Bergedorfer Zeitung, 16. September 1924

Die Nordische Rundfunk AG (Norag) in Hamburg glaubte nicht, dass die dümmsten Bauern die größten Kartoffeln ernteten – in der „Schule der Landwirtschaft“ sollten die Landwirte per Funk aktuelle Informationen und weiteres Wissen erhalten, z.B. Wetterprognosen, Marktberichte sowie Hinweise zu Viehhaltung und Pflanzenbau. Das Vorhaben wurde von viel Agrar-Prominenz getragen mit dem Reichslandwirtschaftsminister Graf von Kanitz an der repräsentativen Spitze.

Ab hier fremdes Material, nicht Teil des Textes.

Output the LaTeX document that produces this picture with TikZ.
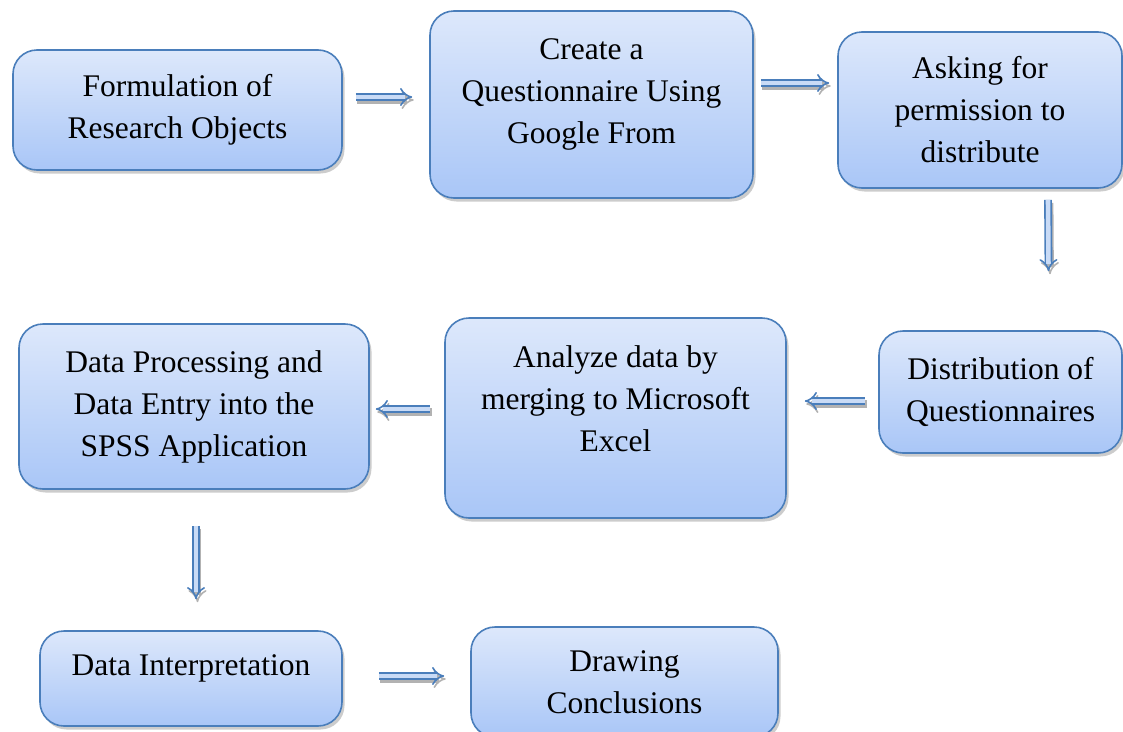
\documentclass[tikz,border=0pt]{standalone}
\usepackage{fontspec}
\setmainfont{Liberation Serif}
\usepackage{tikz}
\usetikzlibrary{arrows.meta,shadows}

\definecolor{boxtop}{HTML}{DDE8FB}
\definecolor{boxbot}{HTML}{A9C6F7}
\definecolor{boxline}{HTML}{4A7EBB}
\definecolor{arrfill}{HTML}{C9DBF6}

\begin{document}
\begin{tikzpicture}[x=1pt,y=-1pt,
  box/.style={draw=boxline,line width=1.6pt,rounded corners=24pt,
    top color=boxtop,bottom color=boxbot,
    drop shadow={shadow xshift=2.5pt,shadow yshift=-3.5pt,fill=black!40},
    align=center,font=\fontsize{31.5}{42}\selectfont},
  txt/.style={align=center,font=\fontsize{31.5}{42}\selectfont},
  flow/.style={draw=boxline,line width=1.6pt,double=arrfill,double distance=4.6pt,
    -{Implies}},
  flowshadow/.style={flow,draw=black!30,double=black!30,
    transform canvas={shift={(1.5pt,-3pt)}}}]
  \useasboundingbox (0,0) rectangle (1123,731);

  \node[box,minimum width=329,minimum height=120] (form) at (177.5,110)
    {Formulation of\\Research Objects};
  \node[box,minimum width=323,minimum height=187,
    label={[txt,yshift=10.5]center:Create a\\Questionnaire Using\\Google From}] (quest) at (591.5,104.5) {};
  \node[box,minimum width=284,minimum height=156] (ask) at (980,110)
    {Asking for\\permission to\\distribute};
  \node[box,minimum width=243,minimum height=122] (distr) at (1000.5,392)
    {Distribution of\\Questionnaires};
  \node[box,minimum width=341,minimum height=200,
    label={[txt,yshift=19]center:Analyze data by\\merging to Microsoft\\Excel}] (analyze) at (615.5,418) {};
  \node[box,minimum width=350,minimum height=165] (proc) at (194,406.5)
    {Data Processing and\\Data Entry into the\\SPSS Application};
  \node[box,minimum width=302,minimum height=95,
    label={[txt,yshift=10.5]center:Data Interpretation}] (interp) at (191,678.5) {};
  \node[box,minimum width=307,minimum height=110] (concl) at (624.5,682)
    {Drawing\\Conclusions};

  % block arrows between the steps
  \foreach \s/\e in {
      {([shift={(13,-13)}]form.east)}/{([shift={(-17,-7.5)}]quest.west)},
      {([shift={(7,-21.5)}]quest.east)}/{([shift={(-8,-27)}]ask.west)},
      {([shift={(68,11)}]ask.south)}/{([shift={(48,-59)}]distr.north)},
      {([shift={(-13,9)}]distr.west)}/{([shift={(18,-17)}]analyze.east)},
      {([shift={(-14,-9)}]analyze.west)}/{([shift={(6,2.5)}]proc.east)},
      {([shift={(2,36)}]proc.south)}/{([shift={(5,-31)}]interp.north)},
      {([shift={(36,-2.5)}]interp.east)}/{([shift={(-26,-6)}]concl.west)}}
  {
    \draw[flowshadow] \s -- \e;
    \draw[flow] \s -- \e;
  }
\end{tikzpicture}
\end{document}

Diese Schule war eine der Abteilungen der „Hans-Bredow-Schule für Volkswissenschaften“, benannt nach Hans Bredow, einem der Gründungsväter des Rundfunks in Deutschland. Ob die Agrarschule ein Hörermagnet war, ist unbekannt, aber Werbung war vorangegangen: „Die Radiotelephonie und ihre Bedeutung für die Landwirtschaft“ war Thema eines Vortrags mit Vorführung vor einem Fachverein der „grünen“ Branche (BZ vom 20. März), und der „Wetterfunk für die Landwirtschaft“ (mit Warnung vor Nachtfrösten) wurde ebenso fester Bestandteil des Norag-Programms wie die Preisangaben für Agrarerzeugnisse. Mit der Wettervorhersage war die Branche durchaus zufrieden; sie sei „im allgemeinen zuverlässig“ (BZ vom 21. Juli).

BZ, 13. Mai 1924

Das Programm war natürlich nicht auf diese Themen und diese Zielgruppe beschränkt, und auch im ländlichen Raum könnten die unterhaltenden Elemente auf eine größere Resonanz gestoßen sein. Einen groben Eindruck vom täglichen Programm der Norag erhält man z.B. durch das Hamburger Fremdenblatt und das Hamburger Echo, die recht bald nach dem Start des Rundfunks begannen, Auszüge aus dem täglichen Programm der Norag wiederzugeben, und ab dem 18. Mai 1925 kam auch die Bergedorfer Zeitung hinzu (die drei genannten und weitere Hamburger Zeitungen sind im digitalen Zeitungsportal der Staats- und Universitätsbibliothek Hamburg einsehbar).